Steve Davis was Alice’s husband and the Hamilton boys’ stepfather. Steve was known to have been involved in some petty theft, but his involvement with Bonnie and Clyde was minor. Davis received ninety days in jail.
Joe Bill Francis was twenty years old and recently married to Clyde’s youngest sister, Marie. He ran around with Clyde’s brother L. C. and often drove the car when the Barrow family went out in the country to see Bonnie and Clyde. Joe Bill was driving on the evening in November 1933 when his car, with several family members inside, was almost caught in the crossfire of an ambush set by the Dallas County sheriff. Francis was given sixty days in jail.
Marie Barrow Francis, Joe Bill’s wife and Clyde’s sister, was just sixteen years old, but she had gone to most of the family meetings and generally did whatever she could for her brother Clyde. One of the things she was perfectly suited for was shopping for Bonnie. Since they had to remain in hiding, Clyde would give the family money, and his mother and Marie would buy clothes for Bonnie. At the time, Marie had been fifteen years old and wore the same size as Bonnie in everything except shoes.3 Because of her youth, Marie was sentenced to one hour in the custody of the United States marshal.
Floyd Hamilton was a vital contact for Clyde Barrow.
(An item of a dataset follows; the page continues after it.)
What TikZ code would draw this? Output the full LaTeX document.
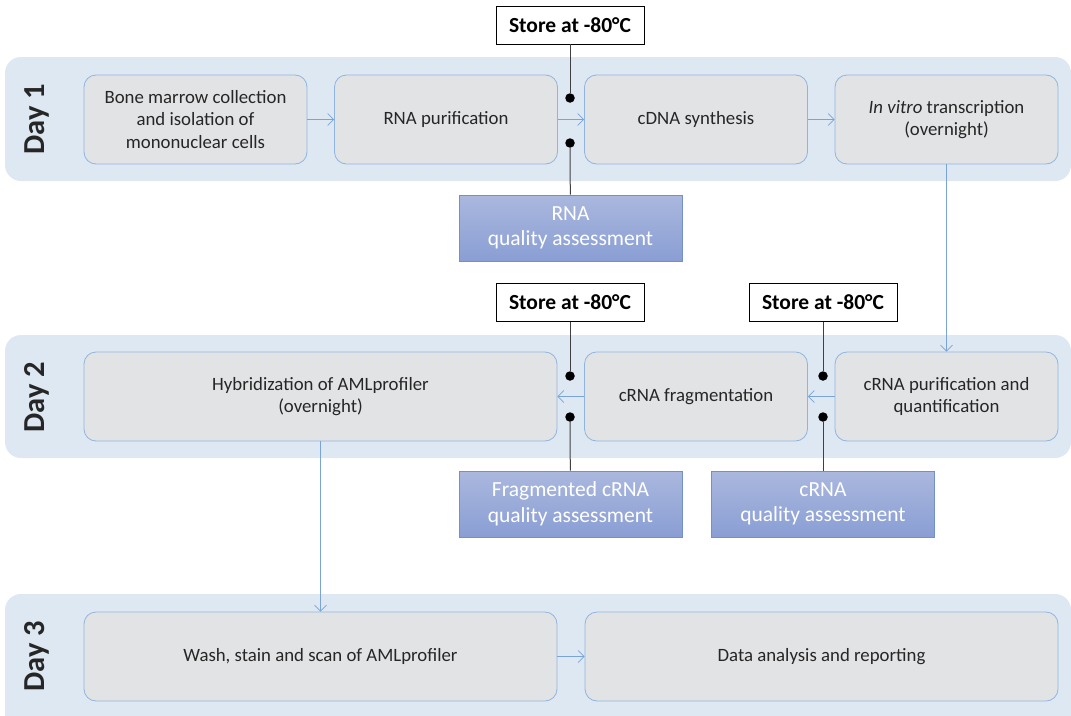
\documentclass[tikz,border=0pt]{standalone}
\usepackage{fontspec}
\setmainfont{Carlito}
\usetikzlibrary{arrows.meta,positioning}
\definecolor{daybg}{HTML}{DEE8F2}
\definecolor{boxgray}{HTML}{E2E3E5}
\definecolor{boxline}{HTML}{8FB4DF}
\definecolor{flowblue}{HTML}{7AA3D6}
\definecolor{qatop}{HTML}{AAB8DE}
\definecolor{qabottom}{HTML}{8A9ED4}
\definecolor{qaline}{HTML}{7390CC}
\definecolor{textgray}{HTML}{262626}
\definecolor{stemgray}{HTML}{404040}

\begin{document}
\begin{tikzpicture}[x=1pt, y=-1pt,
  stepbox/.style={rectangle, draw=boxline, fill=boxgray, rounded corners=12pt, line width=0.8pt, inner sep=0pt, minimum height=89pt, align=center, text=textgray, font=\fontsize{18.8}{22.5}\selectfont},
  storebox/.style={rectangle, draw=black, fill=white, line width=0.8pt, minimum width=148pt, minimum height=38pt, inner sep=0pt, font=\fontsize{21.5}{24}\selectfont\bfseries},
  qabox/.style={rectangle, draw=qaline, top color=qatop, bottom color=qabottom, line width=0.8pt, minimum width=223pt, minimum height=66pt, inner sep=0pt, align=center, text=white, font=\fontsize{21.5}{25.5}\selectfont},
  daylabel/.style={rotate=90, font=\fontsize{30.5}{32}\selectfont\bfseries, text=textgray},
  dot/.style={circle, fill=black, minimum size=9.5pt, inner sep=0pt},
  flow/.style={draw=flowblue, line width=0.7pt, -{Straight Barb[length=6pt, width=12pt]}},
  stem/.style={draw=stemgray, line width=1pt}]
  \clip (0,0) rectangle (1071,715);
  % day bands
  \fill[daybg, rounded corners=16pt] (5,57) rectangle (1071,181);
  \fill[daybg, rounded corners=16pt] (5,335) rectangle (1071,458);
  \fill[daybg, rounded corners=16pt] (5,594) rectangle (1071,740);
  \node[daylabel] (day1) at (37,119) {Day 1};
  \node[daylabel] (day2) at (37,397) {Day 2};
  \node[daylabel] (day3) at (37,656) {Day 3};

  % day 1
  \node[stepbox, minimum width=223pt] (b1) at (195.5,119.5) {Bone marrow collection\\and isolation of\\mononuclear cells};
  \node[stepbox, minimum width=223pt] (b2) at (446,119.5) {RNA purification};
  \node[stepbox, minimum width=223pt] (b3) at (696,119.5) {cDNA synthesis};
  \node[stepbox, minimum width=223pt] (b4) at (946.5,119.5) {\textit{In vitro} transcription\\(overnight)};
  % day 2
  \node[stepbox, minimum width=473pt] (b5) at (320.5,396.5) {Hybridization of AMLprofiler\\(overnight)};
  \node[stepbox, minimum width=223pt] (b6) at (696,396.5) {cRNA fragmentation};
  \node[stepbox, minimum width=223pt] (b7) at (946.5,396.5) {cRNA purification and\\quantification};
  % day 3
  \node[stepbox, minimum width=473pt] (b8) at (320.5,656.5) {Wash, stain and scan of AMLprofiler};
  \node[stepbox, minimum width=473pt] (b9) at (821.5,656.5) {Data analysis and reporting};

  % storage and quality checks
  \node[storebox] (st1) at (570,25) {Store at -80°C};
  \node[storebox] (st2) at (570,302.5) {Store at -80°C};
  \node[storebox] (st3) at (823,302.5) {Store at -80°C};
  \node[qabox] (qa1) at (570.5,228) {RNA\\quality assessment};
  \node[qabox] (qa2) at (570.5,504) {Fragmented cRNA\\quality assessment};
  \node[qabox] (qa3) at (823,504) {cRNA\\quality assessment};
  \node[dot] (d1) at (570,98) {};
  \node[dot] (d2) at (570,143) {};
  \node[dot] (d3) at (570,376) {};
  \node[dot] (d4) at (570,417) {};
  \node[dot] (d5) at (823,376) {};
  \node[dot] (d6) at (823,417) {};
  \draw[stem] (st1) -- (d1);
  \draw[stem] (qa1) -- (d2);
  \draw[stem] (st2) -- (d3);
  \draw[stem] (qa2) -- (d4);
  \draw[stem] (st3) -- (d5);
  \draw[stem] (qa3) -- (d6);

  % flow
  \draw[flow] (b1) -- (b2);
  \draw[flow] (b2) -- (b3);
  \draw[flow] (b3) -- (b4);
  \draw[flow] (b4) -- (b7);
  \draw[flow] (b7) -- (b6);
  \draw[flow] (b6) -- (b5);
  \draw[flow] (b5) -- (b8);
  \draw[flow] (b8) -- (b9);
\end{tikzpicture}
\end{document}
Floyd’s younger brother Raymond was Clyde’s partner during three different periods of Barrow’s career. Floyd met with them many times, providing clothes, cars, and communication to their families. Floyd also hid stolen guns for the gang. Floyd would eventually have a criminal career longer than either his brother or Clyde. For his help to the Barrow gang, Floyd was given two years in the federal penitentiary at Leavenworth, Kansas.